I am so glad that I stumbled into this cut flower business and so grateful to all of you for your advice and knowledge, as my daughter would say "The Garden Web Rocks!!"
Â Posted by: SusiQ NETX, Zone 7B (My Page) on Fri, Jul 30, 04 at 17:06
Steve--I wish I had a Master's and your wife's job! Sounds great to me! I work 2 days a week too, but the income ISN'T the same, I'm sure.
My husband recognizes tulips, daffs, and roses, but they have to be in bloom, first! On the other hand, when he starts talking bits and bytes, and RFI, and radio or computer language, I'm glassy eyed before he finishes the first sentence!
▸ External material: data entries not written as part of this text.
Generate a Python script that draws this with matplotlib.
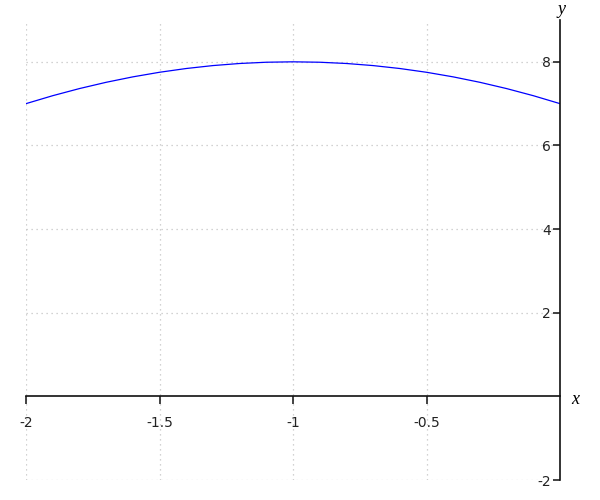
import matplotlib
matplotlib.use("Agg")
import matplotlib.pyplot as plt

plt.rcParams["axes.unicode_minus"] = False

# curve values
x_vals = [-2.0, -1.9, -1.8, -1.7, -1.6, -1.5, -1.4, -1.3, -1.2, -1.1, -1.0,
          -0.9, -0.8, -0.7, -0.6, -0.5, -0.4, -0.3, -0.2, -0.1, 0.0]
y_vals = [7.0, 7.19, 7.36, 7.51, 7.64, 7.75, 7.84, 7.91, 7.96, 7.99, 8.0,
          7.99, 7.96, 7.91, 7.84, 7.75, 7.64, 7.51, 7.36, 7.19, 7.0]

x_ticks = [-2, -1.5, -1, -0.5]
x_tick_labels = ["-2", "-1.5", "-1", "-0.5"]
y_ticks = [-2, 2, 4, 6, 8]
y_tick_labels = ["-2", "2", "4", "6", "8"]

fig = plt.figure(figsize=(6, 5), dpi=100)
ax = fig.add_axes([26 / 600, 20 / 500, (560 - 26) / 600, (480 - 20) / 500])

ax.plot(x_vals, y_vals, color="blue", linewidth=0.9)

ax.set_xlim(-2, 0)
ax.set_ylim(-2, 9)

# axes crossing at the origin
ax.spines["left"].set_position(("data", 0))
ax.spines["bottom"].set_position(("data", 0))
ax.spines["top"].set_visible(False)
ax.spines["right"].set_visible(False)
for s in ("left", "bottom"):
    ax.spines[s].set_linewidth(1.2)
    ax.spines[s].set_color("#111111")

ax.set_xticks(x_ticks)
ax.set_xticklabels(x_tick_labels)
ax.set_yticks(y_ticks)
ax.set_yticklabels(y_tick_labels)
ax.tick_params(axis="x", direction="out", length=6, width=1.2, pad=8,
               labelsize=10, colors="#222222")
ax.tick_params(axis="y", direction="out", length=5, width=1.2, pad=1.5,
               labelsize=10, colors="#222222")

ax.grid(True, linestyle=(0, (1, 3)), color="#c4c4c4", linewidth=0.9)

# axis names, placed in figure pixels from the top-left
fig.text(575 / 600, 1 - 400 / 500, "x", fontsize=13, style="italic",
         family="Liberation Serif", va="center", ha="center")
fig.text(561 / 600, 1 - 1 / 500, "y", fontsize=13, style="italic",
         family="Liberation Serif", va="top", ha="center")

fig.savefig("out.png", dpi=100)
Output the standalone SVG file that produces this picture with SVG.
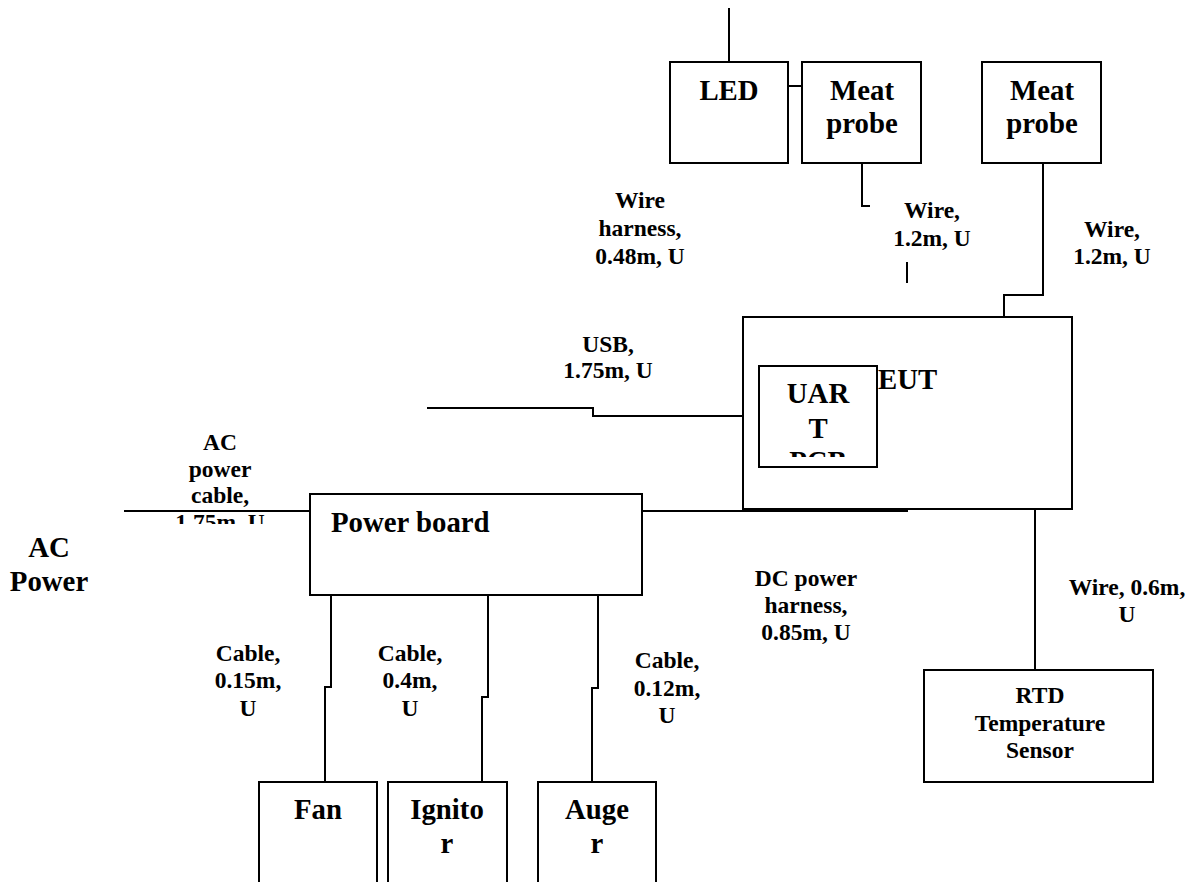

He helps some in the yard, but grew up hating yardwork and hasn't changed his mind since. And now, since he has smoking related asthma, his activities are more limited. He still gets on the roof and cleans out gutters, tho, and hangs Christmas lights, etc. And, on occassion, he can remember the name of certain flowers.
Two of my customers are husbands who've ordered for their wives, one of them twice. I almost said "I've had 2 husbands...." but that's NOT my story! LOL! A third man, older, currently single, (NOT gay!) almost ordered a church bouquet for this weekend, but when he first called, I didn't think I had enough flowers. Turns out I did, but he went ahead and had the florist do it, but will order from me again.
My oldest daughter has many gay friends. When I ask if so and so is a decorator, she gets SOOO mad! "Mo-om, you CAN'T make that stereotypical assumption! Not ALL gays know about decorating!" Harumph!
But it wouldn't be a stereotype if there wasn't some or a lot of truth in it. A gay decorator came to the nursery the other day, getting plants for his client. He spied some short flamingo-ish faded celosias we had (that I thought looked pretty sad!), and he just raved about them. No one else has commented on them all summer!
I just love to see the gazanias come to the nursery each spring. I've never grown them, but the texture of their petals feels like silk, and the colors are amazing. Well, ALL flowers are amazing! I'm taken aback by the cones of the purple coneflowers, the markings on lilies and foxgloves, the scent, of course, of roses and daffodils, well, everything about ALL of them!
Well, almost all of them! Some customer brought in a star cactus the other day, that had a bloom, and that flower smelled like puke/compost/rotting food/and any other bad smell you can think of! EEEEwwww! It did have interesting texture and coloration, but NOT something you'd ever want in any garden, or farm, or ANYWHERE!